Czy one sa u bakterii tlenowych czy ich nie ma? Czy są tylko artefaktem?
Jakie jest oficjalne ostatnie doniesienie? Jak oceniacie te informację (są źródła) pl.wikipedia.org/wiki/Mezosom
Dzięki nowoczesnym metodą mikroskopowania stwierdzono, że mezosomy nie występują u żywych organizmów.
Bardzo dziękuję. Byłem tego prawie pewien,
niestety moja książka operonu twierdzi inaczej.
A i jeszcze jedno gdzie u aerobów zachodzi proces oddychania komórkowego? To pilne wiec jakbyś mógł. bo w książce jest napisane że końcowe etapy zachodzą w mezosomach a ich nie ma.
[ Dodano: Wto Wrz 23, 2008 20:05 ]
a i jeszcze jedno w mojej encyklopedii Biolog WSiPu 2005 są mezosomy.
huba021292 pisze:A i jeszcze jedno gdzie u aerobów zachodzi proces oddychania komórkowego?
jeśli chodzi ci o bakterie to szlak Embdena-Mayerhofa-Parnasa i cykl Krebsa w cytozolu, łańcuch transportu elektronów w błonie plazmatycznej.U mikrobów jest on nieco inny niż u Eucaryota ale to drobne szczegóły, enzymem sprzęgającym jest f1f0 ATPaza.
Nie Huba. Mezosomy nie istnieją. Wiedza o tym jest ode mnie starsza dwa razy (no może 1,75 raza) tylko jakoś nie dotarła do Polski jeszcze. a podręczniki i encyklopedie dalej rozwodzą się o funkcjach mezosomów.
No nie no, szok ciekawe czy by coś dało napisanie do zespołu wydawniczego lub coś takiego. Przecież to mieszanie w głowach, ciekawe czy dotarło to już do uniwersytetów, bo strach się bać.
niektórzy mają nieźle namieszane i bez tego ] w podręcznikach jest masa uproszczeń i wynikających z tych uproszczeń błędów. Nikt w szkole średniej nie będzie sie uczył anatomii z Bochenka czy biochemii ze Stryera.
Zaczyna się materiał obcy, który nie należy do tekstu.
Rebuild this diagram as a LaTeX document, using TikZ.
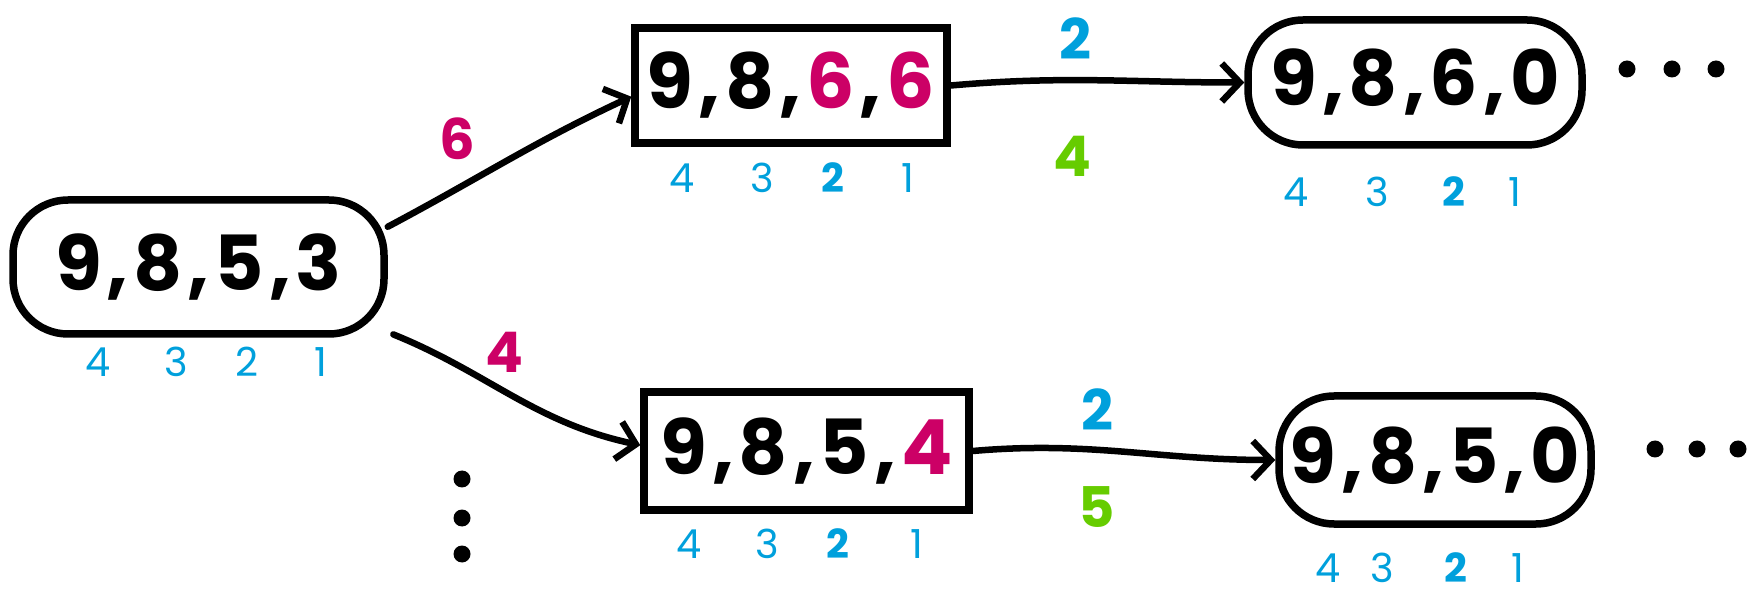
\documentclass[tikz,border=0pt]{standalone}
\usepackage{fontspec}
\setmainfont{Poppins}
\usetikzlibrary{arrows.meta}
\definecolor{mag}{HTML}{CC0066}
\definecolor{cy}{HTML}{00A0DC}
\definecolor{grn}{HTML}{66CC00}
\newcommand{\cm}{\kern5pt,\kern5pt}
\begin{document}
\begin{tikzpicture}[x=1pt,y=1pt,
  val/.style={font=\fontsize{76}{76}\selectfont\bfseries},
  roundst/.style={draw, line width=7.5pt, rounded corners=55pt, inner sep=0pt, val},
  boxst/.style={draw, line width=7.5pt, inner sep=0pt, val},
  idx/.style={text=cy, font=\fontsize{40}{40}\selectfont},
  bidx/.style={text=cy, font=\fontsize{40}{40}\selectfont\bfseries},
  lab/.style={font=\fontsize{56}{56}\selectfont\bfseries},
  arr/.style={line width=6.5pt, line cap=round, -{Straight Barb[length=18pt,width=38pt,line width=6.5pt]}},
  dot/.style={fill=black}]
\useasboundingbox (0,0) rectangle (1747,597);
% nodes
\node[roundst, minimum width=371pt, minimum height=134pt] (A) at (198.5,330) {9\cm8\cm5\cm3};
\node[boxst, minimum width=312pt, minimum height=115pt] (B) at (791,511.5) {9\cm8\cm\textcolor{mag}{6}\cm\textcolor{mag}{6}};
\node[roundst, minimum width=334pt, minimum height=125pt] (C) at (1415,514.5) {9\cm8\cm6\cm0};
\node[boxst, minimum width=325pt, minimum height=118pt] (D) at (806.5,146) {9\cm8\cm5\cm\textcolor{mag}{4}};
\node[roundst, minimum width=312pt, minimum height=128pt] (E) at (1435,137) {9\cm8\cm5\cm0};
% indices
\foreach \x/\t [count=\i] in {98/4,176/3,247/2,321/1} \node[idx] (ia\i) at (\x,235) {\t};
\foreach \x/\t [count=\i] in {682/4,762/3,908/1} \node[idx] (ib\i) at (\x,419) {\t};
\node[bidx] (ibb) at (833,419) {2};
\foreach \x/\t [count=\i] in {1296/4,1377/3,1515/1} \node[idx] (ic\i) at (\x,405) {\t};
\node[bidx] (icb) at (1454,405) {2};
\foreach \x/\t [count=\i] in {689/4,767/3,917/1} \node[idx] (id\i) at (\x,53) {\t};
\node[bidx] (idb) at (838,53) {2};
\foreach \x/\t [count=\i] in {1328/4,1382/3,1518/1} \node[idx] (ie\i) at (\x,29) {\t};
\node[bidx] (ieb) at (1456,29) {2};
% arrows
\draw[arr] (A.12) to[out=28,in=205] (B.184);
\draw[arr, shorten <=6pt] (A.-19) to[out=-22,in=168] (D.178);
\draw[arr] (B.east) to[out=5,in=180] (C.west);
\draw[arr] (D.east) to[out=5,in=180] (E.west);
% labels
\node[lab, text=mag] (l1) at (457,458) {6};
\node[lab, text=mag] (l2) at (504,245) {4};
\node[lab, text=cy] (l3) at (1075,558) {2};
\node[lab, text=grn] (l4) at (1072,441) {4};
\node[lab, text=cy] (l5) at (1097,187) {2};
\node[lab, text=grn] (l6) at (1097,90) {5};
% dots
\foreach \x in {1627,1672,1716} \fill[dot] (\x,528) circle (8.5pt);
\foreach \x in {1655,1697,1738} \fill[dot] (\x,148) circle (8.5pt);
\foreach \y in {118,79,43} \fill[dot] (462,\y) circle (8.5pt);
\end{tikzpicture}
\end{document}
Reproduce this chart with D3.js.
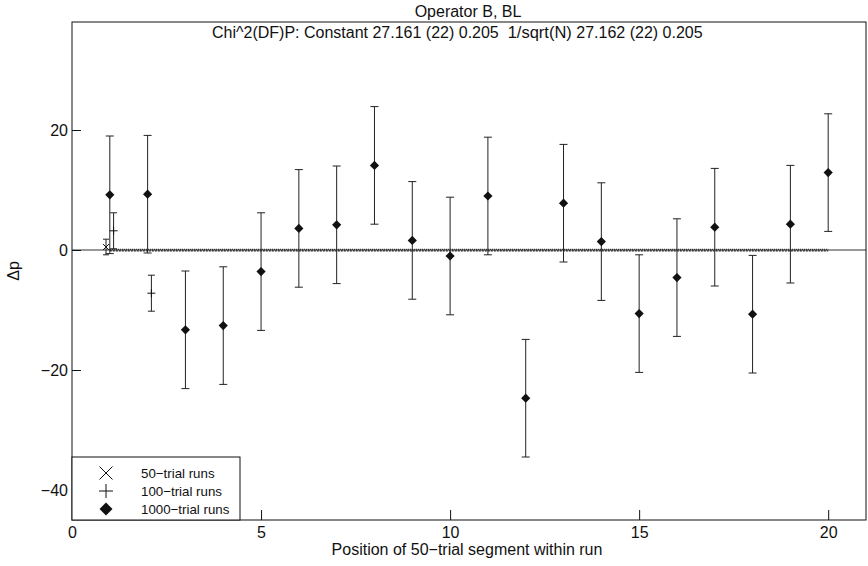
<!DOCTYPE html>
<html>
<head>
<meta charset="utf-8">
<script src="https://cdn.jsdelivr.net/npm/d3@7"></script>
<style>
  body { margin: 0; background: #fff; }
  svg { display: block; font-family: "Liberation Sans", Arial, sans-serif; }
</style>
</head>
<body>
<svg id="chart" width="868" height="566"></svg>
<script>
// 1000-trial runs, one point per 50-trial segment
const seg1000 = [1, 2, 3, 4, 5, 6, 7, 8, 9, 10, 11, 12, 13, 14, 15, 16, 17, 18, 19, 20];
const dp1000 = [9.2, 9.3, -13.3, -12.6, -3.6, 3.6, 4.2, 14.1, 1.6, -1.0, 9.0, -24.7, 7.8, 1.4, -10.6, -4.6, 3.8, -10.7, 4.3, 12.9];
const err1000 = [9.8, 9.8, 9.8, 9.8, 9.8, 9.8, 9.8, 9.8, 9.8, 9.8, 9.8, 9.8, 9.8, 9.8, 9.8, 9.8, 9.8, 9.8, 9.8, 9.8];

// 100-trial runs
const seg100 = [1.1, 2.1];
const dp100 = [3.2, -7.2];
const err100 = [3.0, 3.0];

// 50-trial runs
const seg50 = [0.9];
const dp50 = [0.5];
const err50 = [1.3];

// fit lines (constant and 1/sqrt(N)), nearly zero
const fitX = [1, 20];
const fitConst = [0, 0];
const fitSqrt = [0, 0];

const xTicks = [0, 5, 10, 15, 20];
const yTicks = [-40, -20, 0, 20];
const legendLabels = ['50\u2212trial runs', '100\u2212trial runs', '1000\u2212trial runs'];

const titleText = 'Operator B, BL';
const statsText = 'Chi^2(DF)P: Constant 27.161 (22) 0.205  ';
const statsText2 = '1/sqrt(N)';
const statsText3 = ' 27.162 (22) 0.205';

const svg = d3.select('#chart');
const mLeft = 72, mRight = 866, mTop = 22, mBottom = 520;

const x = d3.scaleLinear().domain([0, 21]).range([mLeft, mRight]);
const y = d3.scaleLinear().domain([-45, 38]).range([mBottom, mTop]);

const ink = '#111';
const fs = '16px';

// zero line across the whole axes
svg.append('line')
    .attr('x1', x(0)).attr('x2', x(21))
    .attr('y1', y(0)).attr('y2', y(0))
    .attr('stroke', '#333').attr('stroke-width', 1);

// dotted fit lines
const fitLine = vals => d3.line()
    .x((d, i) => x(fitX[i]))
    .y(d => y(d))(vals);
svg.append('path').attr('d', fitLine(fitConst))
    .attr('fill', 'none').attr('stroke', '#222')
    .attr('stroke-width', 1.2).attr('stroke-dasharray', '1,1')
    .attr('transform', 'translate(0,-0.6)');
svg.append('path').attr('d', fitLine(fitSqrt))
    .attr('fill', 'none').attr('stroke', '#222')
    .attr('stroke-width', 1.2).attr('stroke-dasharray', '2,1')
    .attr('transform', 'translate(0,0.8)');

// error bars helper
function errorBars(xs, vals, errs, capW) {
    const g = svg.append('g').attr('stroke', '#222').attr('stroke-width', 1).attr('fill', 'none');
    xs.forEach((xv, i) => {
        const cx = x(xv), hi = y(vals[i] + errs[i]), lo = y(vals[i] - errs[i]);
        g.append('line').attr('x1', cx).attr('x2', cx).attr('y1', hi).attr('y2', lo);
        g.append('line').attr('x1', cx - capW).attr('x2', cx + capW).attr('y1', hi).attr('y2', hi);
        g.append('line').attr('x1', cx - capW).attr('x2', cx + capW).attr('y1', lo).attr('y2', lo);
    });
}

errorBars(seg1000, dp1000, err1000, 4);
errorBars(seg100, dp100, err100, 3.5);
errorBars(seg50, dp50, err50, 3);

// markers
const diamond = s => `M0,${-s}L${s},0L0,${s}L${-s},0Z`;
const plus = s => `M${-s},0H${s}M0,${-s}V${s}`;
const cross = s => `M${-s},${-s}L${s},${s}M${-s},${s}L${s},${-s}`;

svg.append('g').selectAll('path')
    .data(seg1000)
    .join('path')
    .attr('transform', (d, i) => `translate(${x(d)},${y(dp1000[i])})`)
    .attr('d', diamond(4.6))
    .attr('fill', ink);

svg.append('g').selectAll('path')
    .data(seg100)
    .join('path')
    .attr('transform', (d, i) => `translate(${x(d)},${y(dp100[i])})`)
    .attr('d', plus(4))
    .attr('stroke', ink).attr('fill', 'none');

svg.append('g').selectAll('path')
    .data(seg50)
    .join('path')
    .attr('transform', (d, i) => `translate(${x(d)},${y(dp50[i])})`)
    .attr('d', cross(3))
    .attr('stroke', ink).attr('fill', 'none');

// axes
const xAxis = svg.append('g')
    .attr('transform', `translate(0,${mBottom})`)
    .call(d3.axisBottom(x).tickValues(xTicks).tickSizeInner(-10).tickSizeOuter(0).tickPadding(7));
const yAxis = svg.append('g')
    .attr('transform', `translate(${mLeft},0)`)
    .call(d3.axisLeft(y).tickValues(yTicks).tickSizeInner(-9).tickSizeOuter(0).tickPadding(4));
[xAxis, yAxis].forEach(a => {
    a.select('.domain').remove();
    a.selectAll('.tick line').attr('stroke', ink);
    a.selectAll('.tick text')
        .attr('fill', ink)
        .style('font-size', fs)
        .style('font-family', '"Liberation Sans", Arial, sans-serif');
});

// box
svg.append('rect')
    .attr('x', mLeft).attr('y', mTop)
    .attr('width', mRight - mLeft).attr('height', mBottom - mTop)
    .attr('fill', 'none').attr('stroke', ink).attr('stroke-width', 1);

// titles
svg.append('text')
    .attr('x', 468).attr('y', 17)
    .attr('text-anchor', 'middle')
    .style('font-size', fs).attr('fill', ink)
    .text(titleText);

const stats = svg.append('text')
    .attr('x', 212).attr('y', 38)
    .style('font-size', fs).style('white-space', 'pre').attr('fill', ink);
stats.append('tspan').text(statsText);
stats.append('tspan').style('font-size', '16.5px').text(statsText2);
stats.append('tspan').text(statsText3);

// axis labels
svg.append('text')
    .attr('x', 467).attr('y', 555)
    .attr('text-anchor', 'middle')
    .style('font-size', fs).attr('fill', ink)
    .text('Position of 50\u2212trial segment within run');

svg.append('text')
    .attr('transform', `translate(19,${(mTop + mBottom) / 2}) rotate(-90)`)
    .attr('text-anchor', 'middle')
    .style('font-size', fs).attr('fill', ink)
    .text('\u0394p');

// legend
const lg = svg.append('g');
lg.append('rect')
    .attr('x', mLeft).attr('y', 457)
    .attr('width', 168).attr('height', mBottom - 457)
    .attr('fill', '#fff').attr('stroke', ink).attr('stroke-width', 1);
const legendMarks = [cross(6.5), plus(7), diamond(6.5)];
legendLabels.forEach((lab, i) => {
    const ly = 473 + i * 18;
    lg.append('path')
        .attr('transform', `translate(106,${ly})`)
        .attr('d', legendMarks[i])
        .attr('fill', i === 2 ? ink : 'none')
        .attr('stroke', i === 2 ? 'none' : ink);
    lg.append('text')
        .attr('x', 141).attr('y', ly + 4.5)
        .style('font-size', '13.3px').attr('fill', ink)
        .text(lab);
});
</script>
</body>
</html>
JakubikF pisze:Wiedza o tym jest ode mnie starsza dwa razy (no może 1,75 raza) tylko jakoś nie dotarła do Polski jeszcze. a podręczniki i encyklopedie dalej rozwodzą się o funkcjach mezosomów.
najlepsze polskie podręczniki pamiętają czasy komuny więc mnie to nie dziwi. U nas na wykładach o ryfampicynie i mezosomach było nie mniej jednak w morzu wiadomości o podłożach, barwieniach i markerach ta wiedza gdzieś uciekła.
huba021292 pisze:ciekawe czy dotarło to już do uniwersytetów, bo strach się bać.
na uniwersytetach zazwyczaj wiedza jest bardziej aktualna od tej w najnowszych książkach. Na wykładach z komórki roślinnej profesor powiedział nam że książka do cytologii w momencie wyjścia z drukarni często zwiera już nieaktualne informacje, proces jej pisania i drukowania trwa dość długo a nasza wiedza poszerza się bardzo szybko. np o cytoszkielecie rozwija się w strasznym tempie.
[ Dodano: Pią Wrz 26, 2008 12:52 ]
chodzi oczywiście o specjalistyczne książki, wiadomo że podręcznik do LO może być aktualny nawet parę lat.